• [Exercise aim]
Skip all pictures, then copy the lines from the start of the data through the line with "return (PY0 - a) / RY", keeping both ends.

----

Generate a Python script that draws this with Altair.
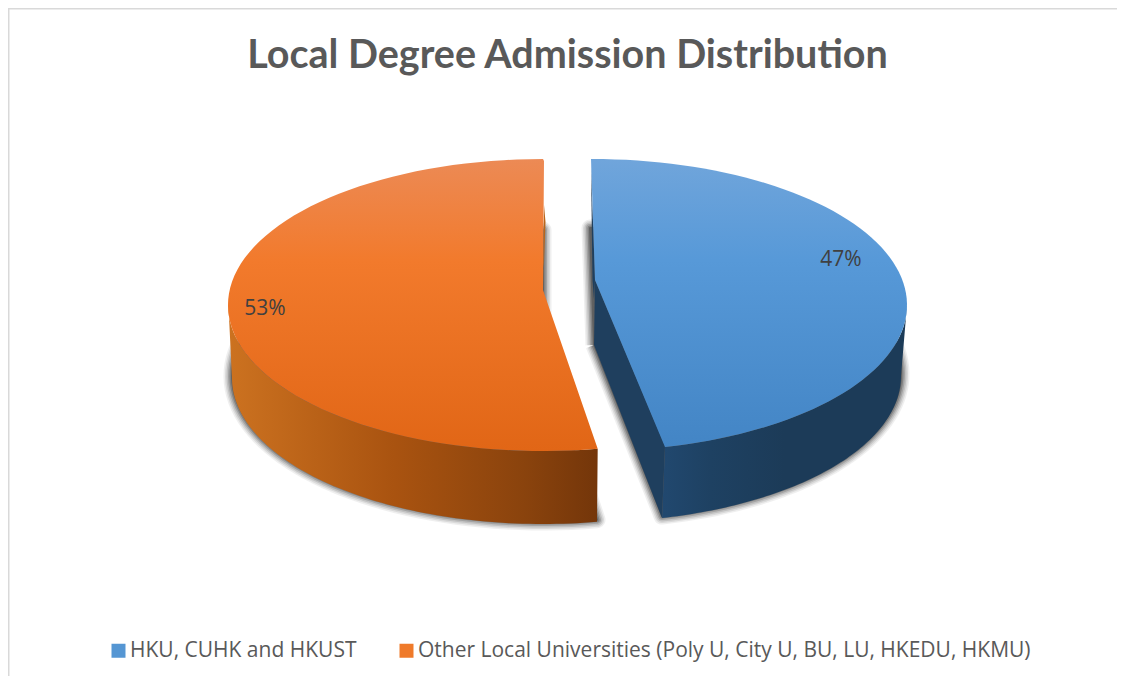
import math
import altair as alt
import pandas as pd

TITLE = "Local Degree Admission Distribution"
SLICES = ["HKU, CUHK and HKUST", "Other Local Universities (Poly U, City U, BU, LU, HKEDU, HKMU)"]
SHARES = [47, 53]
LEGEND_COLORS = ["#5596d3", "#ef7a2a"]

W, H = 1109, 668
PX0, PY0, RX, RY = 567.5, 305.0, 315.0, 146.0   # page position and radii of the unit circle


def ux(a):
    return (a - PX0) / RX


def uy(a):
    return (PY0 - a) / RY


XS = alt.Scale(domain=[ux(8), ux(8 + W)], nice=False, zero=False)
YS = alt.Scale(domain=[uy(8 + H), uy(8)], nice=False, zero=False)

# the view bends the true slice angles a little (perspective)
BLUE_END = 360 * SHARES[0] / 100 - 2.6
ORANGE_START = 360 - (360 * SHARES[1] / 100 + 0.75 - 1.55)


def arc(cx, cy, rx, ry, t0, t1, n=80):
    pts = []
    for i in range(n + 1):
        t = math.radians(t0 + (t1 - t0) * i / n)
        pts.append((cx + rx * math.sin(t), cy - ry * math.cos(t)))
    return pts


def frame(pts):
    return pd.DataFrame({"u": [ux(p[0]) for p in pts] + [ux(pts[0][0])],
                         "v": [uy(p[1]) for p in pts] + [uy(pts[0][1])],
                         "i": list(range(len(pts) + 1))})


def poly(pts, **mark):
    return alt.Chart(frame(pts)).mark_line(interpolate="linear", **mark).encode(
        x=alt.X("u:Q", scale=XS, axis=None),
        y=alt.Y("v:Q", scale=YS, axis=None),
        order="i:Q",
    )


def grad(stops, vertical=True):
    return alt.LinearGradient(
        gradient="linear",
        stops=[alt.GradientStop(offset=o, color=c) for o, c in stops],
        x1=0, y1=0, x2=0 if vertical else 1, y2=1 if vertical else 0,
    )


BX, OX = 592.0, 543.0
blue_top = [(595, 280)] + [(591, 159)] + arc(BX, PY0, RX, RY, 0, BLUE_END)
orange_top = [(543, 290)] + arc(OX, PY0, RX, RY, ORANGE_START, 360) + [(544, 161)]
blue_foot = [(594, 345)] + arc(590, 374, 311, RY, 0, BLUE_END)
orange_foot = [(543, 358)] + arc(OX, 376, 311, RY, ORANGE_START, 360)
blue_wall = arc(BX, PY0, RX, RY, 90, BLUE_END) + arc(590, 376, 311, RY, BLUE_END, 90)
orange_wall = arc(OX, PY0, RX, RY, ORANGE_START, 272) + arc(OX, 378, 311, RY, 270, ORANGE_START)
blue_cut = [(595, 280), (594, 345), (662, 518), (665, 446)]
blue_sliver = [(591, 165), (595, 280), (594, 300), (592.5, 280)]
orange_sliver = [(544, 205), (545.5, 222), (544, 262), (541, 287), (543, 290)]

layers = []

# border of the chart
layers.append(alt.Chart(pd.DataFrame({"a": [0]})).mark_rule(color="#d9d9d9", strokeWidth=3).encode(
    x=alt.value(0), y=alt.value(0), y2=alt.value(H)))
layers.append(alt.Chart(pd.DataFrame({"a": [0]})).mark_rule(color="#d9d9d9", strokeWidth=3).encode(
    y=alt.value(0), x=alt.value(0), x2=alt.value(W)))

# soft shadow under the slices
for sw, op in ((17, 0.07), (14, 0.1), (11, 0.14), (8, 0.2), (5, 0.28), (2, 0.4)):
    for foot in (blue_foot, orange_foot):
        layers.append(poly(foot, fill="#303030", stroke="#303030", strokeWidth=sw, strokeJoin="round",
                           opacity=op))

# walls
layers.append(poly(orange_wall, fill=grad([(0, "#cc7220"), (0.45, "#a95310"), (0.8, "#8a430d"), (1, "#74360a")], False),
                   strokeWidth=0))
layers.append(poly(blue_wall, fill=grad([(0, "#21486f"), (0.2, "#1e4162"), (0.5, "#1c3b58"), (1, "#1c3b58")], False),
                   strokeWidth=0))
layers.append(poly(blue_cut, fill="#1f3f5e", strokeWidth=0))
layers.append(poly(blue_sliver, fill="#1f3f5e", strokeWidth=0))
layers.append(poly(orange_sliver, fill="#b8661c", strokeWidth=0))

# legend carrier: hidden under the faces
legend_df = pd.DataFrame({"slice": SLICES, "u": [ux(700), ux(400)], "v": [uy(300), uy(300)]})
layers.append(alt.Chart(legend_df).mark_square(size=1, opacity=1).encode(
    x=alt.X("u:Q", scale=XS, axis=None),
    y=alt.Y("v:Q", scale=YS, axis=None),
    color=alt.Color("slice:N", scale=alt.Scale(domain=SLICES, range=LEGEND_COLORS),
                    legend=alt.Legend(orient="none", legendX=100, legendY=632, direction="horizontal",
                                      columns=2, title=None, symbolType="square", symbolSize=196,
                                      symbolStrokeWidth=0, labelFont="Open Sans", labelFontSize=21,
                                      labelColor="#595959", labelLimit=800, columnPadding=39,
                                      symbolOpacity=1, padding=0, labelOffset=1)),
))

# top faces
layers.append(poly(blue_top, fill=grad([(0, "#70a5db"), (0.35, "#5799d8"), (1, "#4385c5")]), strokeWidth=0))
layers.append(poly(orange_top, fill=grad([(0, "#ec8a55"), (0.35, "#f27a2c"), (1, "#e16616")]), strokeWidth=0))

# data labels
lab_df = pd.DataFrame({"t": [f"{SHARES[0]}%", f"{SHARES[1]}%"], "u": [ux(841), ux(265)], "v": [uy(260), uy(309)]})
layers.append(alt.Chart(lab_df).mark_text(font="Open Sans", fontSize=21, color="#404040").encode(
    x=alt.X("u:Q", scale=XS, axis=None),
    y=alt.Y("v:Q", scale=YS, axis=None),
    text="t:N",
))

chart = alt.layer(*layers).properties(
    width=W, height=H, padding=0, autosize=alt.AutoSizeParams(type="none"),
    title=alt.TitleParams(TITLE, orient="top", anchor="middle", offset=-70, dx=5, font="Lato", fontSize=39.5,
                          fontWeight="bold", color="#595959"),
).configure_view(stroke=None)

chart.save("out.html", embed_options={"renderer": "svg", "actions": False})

----

• [The answer]
Generate a Python script that draws this with Altair.
import math
import altair as alt
import pandas as pd

TITLE = "Local Degree Admission Distribution"
SLICES = ["HKU, CUHK and HKUST", "Other Local Universities (Poly U, City U, BU, LU, HKEDU, HKMU)"]
SHARES = [47, 53]
LEGEND_COLORS = ["#5596d3", "#ef7a2a"]

W, H = 1109, 668
PX0, PY0, RX, RY = 567.5, 305.0, 315.0, 146.0   # page position and radii of the unit circle


def ux(a):
    return (a - PX0) / RX


def uy(a):
    return (PY0 - a) / RY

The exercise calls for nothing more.